Extracted entries
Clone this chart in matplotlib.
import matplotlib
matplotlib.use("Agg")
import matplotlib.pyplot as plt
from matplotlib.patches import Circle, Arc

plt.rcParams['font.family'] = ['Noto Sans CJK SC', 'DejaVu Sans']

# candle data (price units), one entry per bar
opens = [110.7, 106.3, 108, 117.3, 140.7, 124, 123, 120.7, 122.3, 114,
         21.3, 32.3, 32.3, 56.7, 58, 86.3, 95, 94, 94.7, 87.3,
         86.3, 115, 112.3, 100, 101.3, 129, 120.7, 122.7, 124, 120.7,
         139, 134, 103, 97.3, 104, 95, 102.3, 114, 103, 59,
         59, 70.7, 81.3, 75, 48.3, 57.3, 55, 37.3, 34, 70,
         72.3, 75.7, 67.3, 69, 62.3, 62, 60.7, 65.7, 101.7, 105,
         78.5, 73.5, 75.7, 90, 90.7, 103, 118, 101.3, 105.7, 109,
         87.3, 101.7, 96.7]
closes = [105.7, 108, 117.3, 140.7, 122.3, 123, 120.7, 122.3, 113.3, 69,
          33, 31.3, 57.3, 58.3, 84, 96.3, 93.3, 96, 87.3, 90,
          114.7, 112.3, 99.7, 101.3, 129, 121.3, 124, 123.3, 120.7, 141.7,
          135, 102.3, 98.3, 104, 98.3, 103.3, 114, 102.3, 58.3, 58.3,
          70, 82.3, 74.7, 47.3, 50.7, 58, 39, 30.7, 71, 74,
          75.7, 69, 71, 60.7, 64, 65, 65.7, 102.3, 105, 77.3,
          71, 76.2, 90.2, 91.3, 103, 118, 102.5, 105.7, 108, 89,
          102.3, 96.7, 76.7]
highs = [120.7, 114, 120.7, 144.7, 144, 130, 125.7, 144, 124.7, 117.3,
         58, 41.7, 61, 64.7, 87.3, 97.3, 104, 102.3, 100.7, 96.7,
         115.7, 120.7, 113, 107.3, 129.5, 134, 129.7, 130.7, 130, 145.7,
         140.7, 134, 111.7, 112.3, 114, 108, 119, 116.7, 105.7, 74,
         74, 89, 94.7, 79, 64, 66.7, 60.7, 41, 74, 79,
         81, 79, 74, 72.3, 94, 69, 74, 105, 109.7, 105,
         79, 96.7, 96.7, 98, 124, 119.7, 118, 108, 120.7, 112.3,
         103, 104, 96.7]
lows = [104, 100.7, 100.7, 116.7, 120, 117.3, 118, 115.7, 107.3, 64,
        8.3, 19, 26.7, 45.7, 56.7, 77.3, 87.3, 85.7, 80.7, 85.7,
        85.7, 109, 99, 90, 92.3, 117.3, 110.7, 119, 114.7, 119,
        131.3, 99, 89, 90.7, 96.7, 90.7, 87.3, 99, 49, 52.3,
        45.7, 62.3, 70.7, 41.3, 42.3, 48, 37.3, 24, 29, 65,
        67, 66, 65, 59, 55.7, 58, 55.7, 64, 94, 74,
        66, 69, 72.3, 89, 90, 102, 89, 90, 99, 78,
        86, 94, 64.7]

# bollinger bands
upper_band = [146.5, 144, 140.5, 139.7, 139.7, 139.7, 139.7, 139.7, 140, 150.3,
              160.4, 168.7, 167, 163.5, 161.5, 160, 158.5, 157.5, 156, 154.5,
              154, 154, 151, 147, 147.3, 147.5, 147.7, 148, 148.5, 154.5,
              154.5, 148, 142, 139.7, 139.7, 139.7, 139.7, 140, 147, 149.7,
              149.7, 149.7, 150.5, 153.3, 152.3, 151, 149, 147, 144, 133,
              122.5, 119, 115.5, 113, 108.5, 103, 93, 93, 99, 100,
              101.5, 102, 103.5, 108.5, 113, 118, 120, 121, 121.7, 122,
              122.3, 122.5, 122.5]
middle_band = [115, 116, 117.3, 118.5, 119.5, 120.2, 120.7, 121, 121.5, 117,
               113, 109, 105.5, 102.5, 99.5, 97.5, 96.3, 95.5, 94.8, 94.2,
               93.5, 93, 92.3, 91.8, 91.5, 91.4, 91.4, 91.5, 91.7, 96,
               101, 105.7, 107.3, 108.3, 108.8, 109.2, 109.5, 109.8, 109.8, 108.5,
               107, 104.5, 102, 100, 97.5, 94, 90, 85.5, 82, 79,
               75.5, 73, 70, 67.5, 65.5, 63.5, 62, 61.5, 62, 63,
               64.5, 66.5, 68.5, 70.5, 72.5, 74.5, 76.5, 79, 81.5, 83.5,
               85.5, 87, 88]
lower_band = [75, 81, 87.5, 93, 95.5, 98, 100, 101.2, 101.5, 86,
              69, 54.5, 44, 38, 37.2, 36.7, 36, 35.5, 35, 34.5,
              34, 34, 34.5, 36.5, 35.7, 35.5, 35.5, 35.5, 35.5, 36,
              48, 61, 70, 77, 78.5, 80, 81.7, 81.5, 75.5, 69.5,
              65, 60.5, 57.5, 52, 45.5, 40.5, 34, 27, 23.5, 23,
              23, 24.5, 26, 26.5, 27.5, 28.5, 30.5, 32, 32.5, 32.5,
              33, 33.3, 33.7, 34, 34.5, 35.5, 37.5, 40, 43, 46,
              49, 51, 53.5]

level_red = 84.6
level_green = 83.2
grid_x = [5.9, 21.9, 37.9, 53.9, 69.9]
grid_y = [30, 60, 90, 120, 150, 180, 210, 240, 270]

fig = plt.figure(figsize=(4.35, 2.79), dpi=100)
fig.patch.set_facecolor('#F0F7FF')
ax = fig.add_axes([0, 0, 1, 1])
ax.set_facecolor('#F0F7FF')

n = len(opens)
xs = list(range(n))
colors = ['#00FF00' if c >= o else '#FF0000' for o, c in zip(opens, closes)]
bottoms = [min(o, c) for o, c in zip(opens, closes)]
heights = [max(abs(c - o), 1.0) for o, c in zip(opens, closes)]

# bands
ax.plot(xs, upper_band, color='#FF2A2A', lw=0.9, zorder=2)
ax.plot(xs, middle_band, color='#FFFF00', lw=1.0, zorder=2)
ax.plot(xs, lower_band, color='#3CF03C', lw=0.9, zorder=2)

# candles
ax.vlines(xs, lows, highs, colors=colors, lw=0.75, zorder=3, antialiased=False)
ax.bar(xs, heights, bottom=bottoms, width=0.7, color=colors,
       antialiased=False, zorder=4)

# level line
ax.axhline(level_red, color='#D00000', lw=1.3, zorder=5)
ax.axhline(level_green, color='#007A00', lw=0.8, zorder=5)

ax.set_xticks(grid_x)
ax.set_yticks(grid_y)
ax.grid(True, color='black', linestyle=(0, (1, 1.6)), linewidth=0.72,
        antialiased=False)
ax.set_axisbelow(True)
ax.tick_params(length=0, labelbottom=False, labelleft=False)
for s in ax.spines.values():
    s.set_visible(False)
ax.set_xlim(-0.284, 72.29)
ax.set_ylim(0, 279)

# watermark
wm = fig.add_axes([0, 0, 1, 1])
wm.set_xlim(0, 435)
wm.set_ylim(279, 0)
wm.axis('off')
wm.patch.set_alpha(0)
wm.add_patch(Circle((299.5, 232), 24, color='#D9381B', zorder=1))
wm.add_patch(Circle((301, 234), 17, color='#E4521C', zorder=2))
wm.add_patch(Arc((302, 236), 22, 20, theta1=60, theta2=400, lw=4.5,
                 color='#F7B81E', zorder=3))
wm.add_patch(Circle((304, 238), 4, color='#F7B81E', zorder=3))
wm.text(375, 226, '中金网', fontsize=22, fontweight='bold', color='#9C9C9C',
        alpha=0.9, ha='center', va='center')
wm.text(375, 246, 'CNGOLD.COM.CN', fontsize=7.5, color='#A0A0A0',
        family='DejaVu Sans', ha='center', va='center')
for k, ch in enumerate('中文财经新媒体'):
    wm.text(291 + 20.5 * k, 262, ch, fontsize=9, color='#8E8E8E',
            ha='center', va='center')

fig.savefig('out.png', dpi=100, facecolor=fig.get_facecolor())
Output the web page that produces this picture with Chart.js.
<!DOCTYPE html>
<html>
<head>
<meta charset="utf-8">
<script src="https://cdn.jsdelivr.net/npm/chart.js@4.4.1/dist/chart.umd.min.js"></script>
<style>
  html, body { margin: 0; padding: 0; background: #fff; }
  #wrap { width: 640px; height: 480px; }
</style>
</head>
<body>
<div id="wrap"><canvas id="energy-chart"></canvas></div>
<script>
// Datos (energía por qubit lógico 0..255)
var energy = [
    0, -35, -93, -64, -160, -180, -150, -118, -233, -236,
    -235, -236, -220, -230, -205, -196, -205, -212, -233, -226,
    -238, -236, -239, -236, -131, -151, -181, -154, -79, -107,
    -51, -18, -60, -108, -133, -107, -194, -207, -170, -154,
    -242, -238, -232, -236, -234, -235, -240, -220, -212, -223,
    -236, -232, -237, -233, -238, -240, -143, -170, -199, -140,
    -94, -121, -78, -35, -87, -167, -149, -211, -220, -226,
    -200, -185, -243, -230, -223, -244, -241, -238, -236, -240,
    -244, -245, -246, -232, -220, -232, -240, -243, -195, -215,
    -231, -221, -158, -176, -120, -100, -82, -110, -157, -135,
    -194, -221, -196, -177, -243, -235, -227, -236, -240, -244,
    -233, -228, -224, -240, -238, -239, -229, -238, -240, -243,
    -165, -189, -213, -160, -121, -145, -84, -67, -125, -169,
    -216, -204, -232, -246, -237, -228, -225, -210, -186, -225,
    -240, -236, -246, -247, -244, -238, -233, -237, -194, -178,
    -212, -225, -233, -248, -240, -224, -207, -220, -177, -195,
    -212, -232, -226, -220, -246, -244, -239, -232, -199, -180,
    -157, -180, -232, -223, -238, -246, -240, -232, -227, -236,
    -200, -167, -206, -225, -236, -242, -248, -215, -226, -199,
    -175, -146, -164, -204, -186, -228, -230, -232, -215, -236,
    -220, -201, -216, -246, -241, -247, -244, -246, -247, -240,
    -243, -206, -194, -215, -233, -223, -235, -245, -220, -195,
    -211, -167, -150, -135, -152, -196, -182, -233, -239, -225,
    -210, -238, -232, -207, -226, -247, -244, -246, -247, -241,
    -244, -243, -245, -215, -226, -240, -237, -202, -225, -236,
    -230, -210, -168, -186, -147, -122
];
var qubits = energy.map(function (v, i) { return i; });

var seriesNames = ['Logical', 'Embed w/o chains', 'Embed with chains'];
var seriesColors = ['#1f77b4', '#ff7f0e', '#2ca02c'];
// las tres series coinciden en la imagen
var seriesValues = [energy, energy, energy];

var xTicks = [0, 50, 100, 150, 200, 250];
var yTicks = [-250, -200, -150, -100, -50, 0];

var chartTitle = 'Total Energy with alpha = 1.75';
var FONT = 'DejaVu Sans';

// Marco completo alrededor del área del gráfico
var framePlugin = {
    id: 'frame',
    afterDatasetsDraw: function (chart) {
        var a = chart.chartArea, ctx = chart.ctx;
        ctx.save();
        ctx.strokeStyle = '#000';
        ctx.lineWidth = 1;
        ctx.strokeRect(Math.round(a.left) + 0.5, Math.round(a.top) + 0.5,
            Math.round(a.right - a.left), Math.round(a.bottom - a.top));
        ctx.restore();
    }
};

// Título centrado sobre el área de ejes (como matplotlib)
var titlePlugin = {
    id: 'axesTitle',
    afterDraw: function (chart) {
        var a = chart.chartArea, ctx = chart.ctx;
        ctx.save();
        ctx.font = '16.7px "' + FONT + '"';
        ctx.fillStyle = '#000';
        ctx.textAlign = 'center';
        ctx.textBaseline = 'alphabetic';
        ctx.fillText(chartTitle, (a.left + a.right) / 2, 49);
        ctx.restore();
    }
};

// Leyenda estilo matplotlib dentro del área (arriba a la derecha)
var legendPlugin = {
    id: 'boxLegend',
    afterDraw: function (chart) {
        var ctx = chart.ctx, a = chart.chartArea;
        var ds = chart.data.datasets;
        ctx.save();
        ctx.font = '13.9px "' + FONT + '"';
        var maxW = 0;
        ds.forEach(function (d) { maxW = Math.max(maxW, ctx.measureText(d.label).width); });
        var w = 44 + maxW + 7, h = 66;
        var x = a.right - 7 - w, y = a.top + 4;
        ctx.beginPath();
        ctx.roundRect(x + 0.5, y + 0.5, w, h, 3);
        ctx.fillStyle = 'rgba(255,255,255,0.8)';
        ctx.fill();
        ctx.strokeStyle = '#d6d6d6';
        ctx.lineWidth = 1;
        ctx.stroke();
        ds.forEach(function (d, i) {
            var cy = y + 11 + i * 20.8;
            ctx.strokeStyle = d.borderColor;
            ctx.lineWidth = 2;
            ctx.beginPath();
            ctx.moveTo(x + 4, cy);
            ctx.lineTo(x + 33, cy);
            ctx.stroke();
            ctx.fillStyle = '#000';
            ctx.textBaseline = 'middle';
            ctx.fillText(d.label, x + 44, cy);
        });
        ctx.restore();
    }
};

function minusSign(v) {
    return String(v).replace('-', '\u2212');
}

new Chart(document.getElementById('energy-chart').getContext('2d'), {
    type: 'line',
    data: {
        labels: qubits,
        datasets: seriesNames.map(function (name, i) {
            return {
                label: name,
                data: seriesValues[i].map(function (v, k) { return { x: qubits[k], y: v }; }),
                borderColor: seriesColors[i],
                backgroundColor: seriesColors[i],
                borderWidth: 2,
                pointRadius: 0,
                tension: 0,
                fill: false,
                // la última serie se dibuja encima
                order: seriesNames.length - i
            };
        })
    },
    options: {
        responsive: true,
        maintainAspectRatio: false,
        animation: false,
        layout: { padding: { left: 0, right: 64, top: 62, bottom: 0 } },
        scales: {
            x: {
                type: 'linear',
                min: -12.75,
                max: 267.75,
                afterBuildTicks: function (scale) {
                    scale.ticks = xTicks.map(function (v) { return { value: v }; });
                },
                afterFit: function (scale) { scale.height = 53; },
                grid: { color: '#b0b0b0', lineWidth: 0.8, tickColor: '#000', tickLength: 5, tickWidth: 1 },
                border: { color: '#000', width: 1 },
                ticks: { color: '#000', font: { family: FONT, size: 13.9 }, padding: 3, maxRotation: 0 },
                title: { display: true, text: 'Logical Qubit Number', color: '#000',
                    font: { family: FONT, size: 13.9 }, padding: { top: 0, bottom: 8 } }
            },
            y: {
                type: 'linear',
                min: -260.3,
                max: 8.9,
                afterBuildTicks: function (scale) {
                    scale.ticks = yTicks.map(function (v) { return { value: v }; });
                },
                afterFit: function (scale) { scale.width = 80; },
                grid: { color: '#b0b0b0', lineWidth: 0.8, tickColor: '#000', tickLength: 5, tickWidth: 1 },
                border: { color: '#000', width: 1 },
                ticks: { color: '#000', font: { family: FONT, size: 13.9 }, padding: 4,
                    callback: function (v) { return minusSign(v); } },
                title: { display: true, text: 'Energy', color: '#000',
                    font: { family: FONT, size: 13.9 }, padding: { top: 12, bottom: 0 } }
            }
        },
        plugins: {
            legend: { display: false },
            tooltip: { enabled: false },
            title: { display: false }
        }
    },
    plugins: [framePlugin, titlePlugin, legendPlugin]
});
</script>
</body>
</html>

What to work on
Copy out only the lines running from the beginning of the data to the line with "plt.rcParams['font.family'] = ['Noto", both ends included.

Finished answer
Clone this chart in matplotlib.
import matplotlib
matplotlib.use("Agg")
import matplotlib.pyplot as plt
from matplotlib.patches import Circle, Arc

plt.rcParams['font.family'] = ['Noto Sans CJK SC', 'DejaVu Sans']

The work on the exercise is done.